Wednesday, January 23, 2013

January 24, 1863 (Saturday): Violence in Alabama

General Grenville Dodge

HEADQUARTERS DISTRICT OF CORINTH, Corinth, Miss., January 24, 1863. Captain R. M. SAWYER,
Assistant Adjutant-General, Memphis:
    CAPTAIN: I have the honor to submit a statement of a few of the outrages committed upon citizens of Alabama by the Confederate troops. While all their leaders, from the President down, are boasting of their carrying on this war in accordance with the laws that govern nations in such cases, and are charging upon our troops all kinds of depredations and outrages, I think a few simple facts must put them to the blush, and make those parties and our press and people who are seconding the efforts of Davis to cast stigma upon us ashamed of the work they are doing. I will merely state what I know to be true. Abe Canade and Mr. Mitchell were hung two weeks ago for being Union men. They lived on the Hackelborough Settlement, Marion County, Alabama. Mr. Hallwork and daughter, of same county, were both shot for the same cause; the latter instantly killed. The former is yet alive, but will probably die. Peter Lewis and three of his neighbors were hunted down by one hundred bloodhounds and captured. The houses of Messrs. Palmer, Welsly, Williams, the three Wright-mens, and some thirty others were burned over their heads, the women and children turned out of doors, and the community notified that if they allowed them to go into other houses, or fed or harbored them in any manner, that they would be served the same. Mr. Peterson, living at the head of Bull Mountain, was shot, &c. I am now feeding some one hundred of these families, who, with their women and children, some gray-haired old men, and even cripples on crutches, were driven out and made their way here, through the woods and by-ways, without food or shelter-all done for the simple reason they were Union men, or that they had brothers or relations in our army. The statements of these people are almost beyond belief, did we not have the evidence before us. I am informed by them that there are hundreds of loyal men and women in the woods of Alabama, waiting for an opportunity to escape.
    I am, very respectfully, your obedient servant,

   G. M. DODGE,

Official Records, Series I., Vol. 23, Part 2 Page 11.

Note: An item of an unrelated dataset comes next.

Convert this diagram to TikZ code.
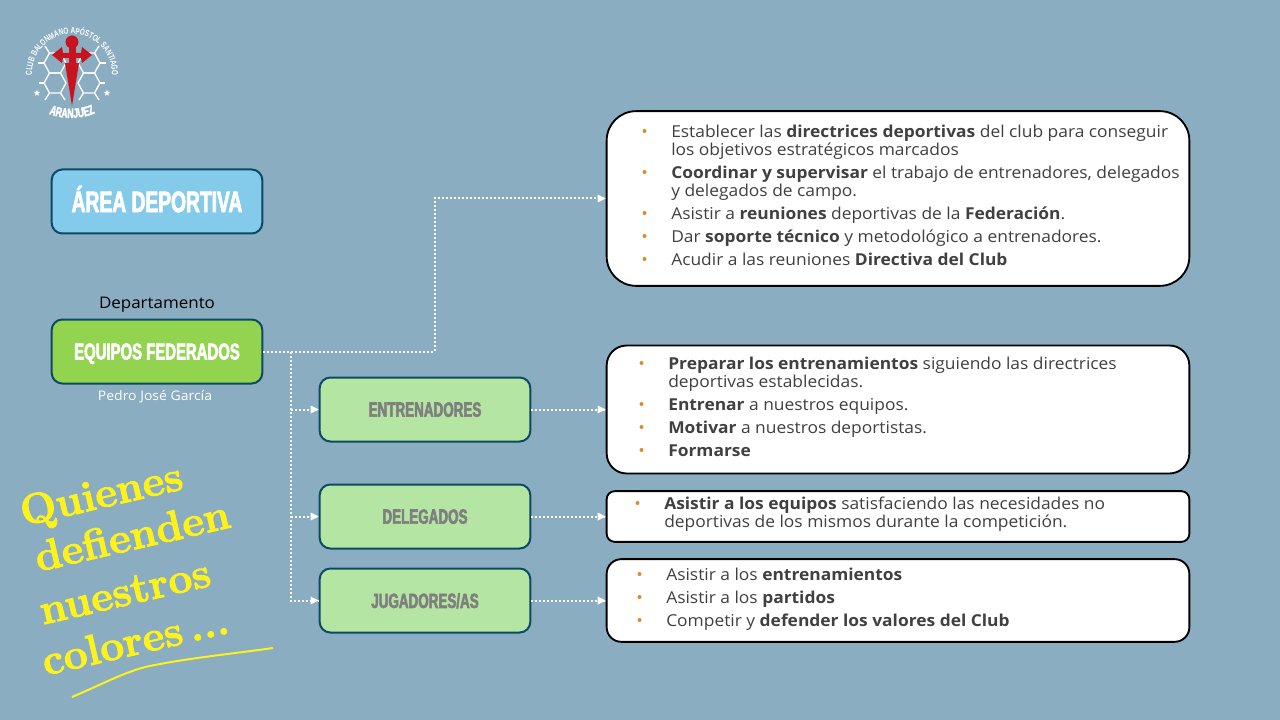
\documentclass[tikz,border=0pt]{standalone}
\usepackage{fontspec}
\setmainfont[FakeStretch=1.06]{Open Sans}
\newfontfamily\heavyfont[FakeStretch=0.65,FakeBold=2.5]{Liberation Sans}
\newfontfamily\badgefont[FakeStretch=0.72]{Liberation Sans}
\newfontfamily\symbolfont{DejaVu Sans}
\newfontfamily\sloganfont[ItalicFont={Latin Modern Roman},BoldItalicFeatures={FakeBold=2}]{Latin Modern Roman}
\usetikzlibrary{decorations.text}
\definecolor{slidebg}{HTML}{8AADC1}
\definecolor{boxedge}{HTML}{0B4A62}
\definecolor{areablue}{HTML}{83CAEB}
\definecolor{deptgreen}{HTML}{92D450}
\definecolor{rolegreen}{HTML}{B4E5A2}
\definecolor{rolegrey}{HTML}{7F7F7F}
\definecolor{bulletorange}{HTML}{DE8A2C}
\definecolor{bodygrey}{HTML}{404040}
\definecolor{crossred}{HTML}{C8141E}
\definecolor{scriptyellow}{HTML}{FFF21A}
\newcommand{\bulitem}{\leavevmode\llap{\textcolor{bulletorange}{•}\hspace{17.5pt}}}
\begin{document}
\begin{tikzpicture}[
x=0.75pt,y=-0.75pt,
headbox/.style={
rectangle,
rounded corners=8pt,
draw=boxedge,
line width=1.5pt,
minimum width=158pt,
minimum height=48pt,
inner sep=0pt,
text depth=0pt,
text=white
},
rolebox/.style={
headbox,
fill=rolegreen,
text=rolegrey,
font=\heavyfont\bfseries\fontsize{15.5}{17}\selectfont
},
textbox/.style={
rectangle,
draw=black,
line width=1.4pt,
fill=white,
minimum width=437pt,
inner sep=0pt
},
bodytext/.style={
anchor=west,
align=left,
inner sep=0pt,
text=bodygrey,
font=\fontsize{12.3}{13.5}\selectfont
},
link/.style={
draw=white,
line width=1.5pt,
dash pattern=on 1.5pt off 1.5pt
},
tip/.style={
fill=white
},
script/.style={
text=scriptyellow,
rotate=13,
font=\sloganfont\bfseries\itshape\fontsize{32}{34}\selectfont
},
honey/.style={
draw=white,
line width=1pt
},
badgestar/.style={
text=white,
inner sep=0pt,
font=\symbolfont\fontsize{7}{8}\selectfont
}
]

\fill[slidebg] (0,0) rectangle (1280,720);
\useasboundingbox (0,0) rectangle (1280,720);

% Club badge
\foreach \cx/\cy in {55/63,55/83,89/63,89/83}{
\draw[honey] (\cx-11,\cy) -- (\cx-5.5,\cy-10) -- (\cx+5.5,\cy-10) -- (\cx+11,\cy) -- (\cx+5.5,\cy+10) -- (\cx-5.5,\cy+10) -- cycle;
}
\draw[honey] (44,63) -- (38,63) (44,83) -- (39,83) (100,63) -- (106,63) (100,83) -- (105,83);
\draw[honey] (49.5,53) -- (45,46) (94.5,53) -- (99,46) (49.5,93) -- (45,100) (60.5,93) -- (65,100) (94.5,93) -- (99,100) (83.5,93) -- (79,100);
\fill[crossred] (72,42) circle (6.5);
\fill[crossred] (65,63) -- (79,63) -- (72,106) -- cycle;
\fill[crossred] (52,55) -- (62,47) -- (63,53) -- (81,53) -- (82,47) -- (92,55) -- (82,63) -- (81,58) -- (63,58) -- (62,63) -- cycle;
\fill[crossred] (68.5,46) rectangle (75.5,66);
\node[badgestar] (starl) at (37,93) {★};
\node[badgestar] (starr) at (107,93) {★};
\path[postaction={decorate,decoration={text along path,text align=center,
text={|\color{white}\badgefont\bfseries\fontsize{6.6}{7}\selectfont|CLUB BALONMANO APÓSTOL SANTIAGO}}}]
(32,74) arc[start angle=180,end angle=360,radius=40];
\path[postaction={decorate,decoration={text along path,text align=center,
text={|\color{white}\heavyfont\bfseries\fontsize{10}{11}\selectfont|ARANJUEZ}}}]
(45,112) .. controls (60,120) and (84,120) .. (99,111);

% Left column
\node[headbox,fill=areablue,text height=15.9pt,font=\heavyfont\bfseries\fontsize{22.2}{24}\selectfont] (area) at (157,201.5) {ÁREA DEPORTIVA};
\node[font=\fontsize{12}{14}\selectfont] (depto) at (157,305) {Departamento};
\node[headbox,fill=deptgreen,font=\heavyfont\bfseries\fontsize{17.2}{19}\selectfont] (equipos) at (157,351.5) {EQUIPOS FEDERADOS};
\node[text=white,font=\fontsize{9.9}{12}\selectfont] (pedro) at (155,397) {Pedro José García};

% Role boxes
\node[rolebox] (entrenadores) at (425,409.5) {ENTRENADORES};
\node[rolebox] (delegados) at (425,516.5) {DELEGADOS};
\node[rolebox] (jugadores) at (425,600.5) {JUGADORES/AS};

% White boxes
\node[textbox,rounded corners=22pt,minimum height=131pt] (topbox) at (898,198.5) {};
\node[textbox,rounded corners=15pt,minimum height=96pt] (entbox) at (898,409.5) {};
\node[textbox,rounded corners=6pt,minimum height=38pt] (delbox) at (898,516.5) {};
\node[textbox,rounded corners=11pt,minimum height=62pt] (jugbox) at (898,600.5) {};

\node[bodytext] (toptext) at (671,195.5) {\bulitem Establecer las \textbf{directrices deportivas} del club para conseguir\\
los objetivos estratégicos marcados\\[3.75pt]
\bulitem\textbf{Coordinar y supervisar} el trabajo de entrenadores, delegados\\
y delegados de campo.\\[3.75pt]
\bulitem Asistir a \textbf{reuniones} deportivas de la \textbf{Federación}.\\[3.75pt]
\bulitem Dar \textbf{soporte técnico} y metodológico a entrenadores.\\[3.75pt]
\bulitem Acudir a las reuniones \textbf{Directiva del Club}};

\node[bodytext] (enttext) at (668,407) {\bulitem\textbf{Preparar los entrenamientos} siguiendo las directrices\\
deportivas establecidas.\\[3.75pt]
\bulitem\textbf{Entrenar} a nuestros equipos.\\[3.75pt]
\bulitem\textbf{Motivar} a nuestros deportistas.\\[3.75pt]
\bulitem\textbf{Formarse}};

\node[bodytext] (deltext) at (664,514) {\bulitem\textbf{Asistir a los equipos} satisfaciendo las necesidades no\\
deportivas de los mismos durante la competición.};

\node[bodytext] (jugtext) at (666,599.5) {\bulitem Asistir a los \textbf{entrenamientos}\\[3.75pt]
\bulitem Asistir a los \textbf{partidos}\\[3.75pt]
\bulitem Competir y \textbf{defender los valores del Club}};

% Slogan
\node[script] (quienes) at (102,497) {Quienes};
\node[script] (defienden) at (132,535) {defienden};
\node[script] (nuestros) at (125,592) {nuestros};
\node[script] (colores) at (135,640) {colores\,...};
\draw[scriptyellow,line width=1.5pt] (72,697) .. controls (105,683) and (130,669) .. (155,665) .. controls (190,658) and (230,654) .. (273,648);

% Dotted shafts
\coordinate (trunk) at (291,351.5);
\coordinate (bend) at (435,351.5);
\coordinate (trunkent) at (291,409.5);
\coordinate (trunkdel) at (291,516.5);
\coordinate (trunkjug) at (291,600.5);

\draw[link] (equipos.east) -- (bend) |- (topbox.west);
\draw[link] (trunk) -- (trunkjug) -- (jugadores.west);
\draw[link] (trunkent) -- (entrenadores.west);
\draw[link] (trunkdel) -- (delegados.west);
\draw[link] (entrenadores.east) -- (entbox.west);
\draw[link] (delegados.east) -- (delbox.west);
\draw[link] (jugadores.east) -- (jugbox.west);

% Hand-drawn arrowheads
\fill[tip] (topbox.west) -- ++(-8,4) -- ++(0,-8) -- cycle;
\fill[tip] (entbox.west) -- ++(-8,4) -- ++(0,-8) -- cycle;
\fill[tip] (delbox.west) -- ++(-8,4) -- ++(0,-8) -- cycle;
\fill[tip] (jugbox.west) -- ++(-8,4) -- ++(0,-8) -- cycle;
\fill[tip] (entrenadores.west) -- ++(-8,4) -- ++(0,-8) -- cycle;
\fill[tip] (delegados.west) -- ++(-8,4) -- ++(0,-8) -- cycle;
\fill[tip] (jugadores.west) -- ++(-8,4) -- ++(0,-8) -- cycle;

\end{tikzpicture}
\end{document}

While Alabama may be thought of as strongly pro-Confederate, there were portions of the northwest portion of the state which were divided.  Marion County was rural and there were few plantations and little slavery.  Many small farmers wished not to be involved in the war and were referred to locally as "Tories" or "hold-outs."  There were a number who joined the Union Army when it was in the area, and others who joined in on raids against pro-Confederate communities.  Oddly, the Stars and Stripes flew above the county court house for much of the war until a local judge who lost a son in the Confederate Army in Virginia raised the Stars and Bars.  Neither flag was bothered and the community of Pikeville was considered to be a sort of neutral ground.  There were attacks from both sides which involved civilians and the ones described here against Union sympathizers were particularly brutal.  After the war many Union sympathizers left for Texas.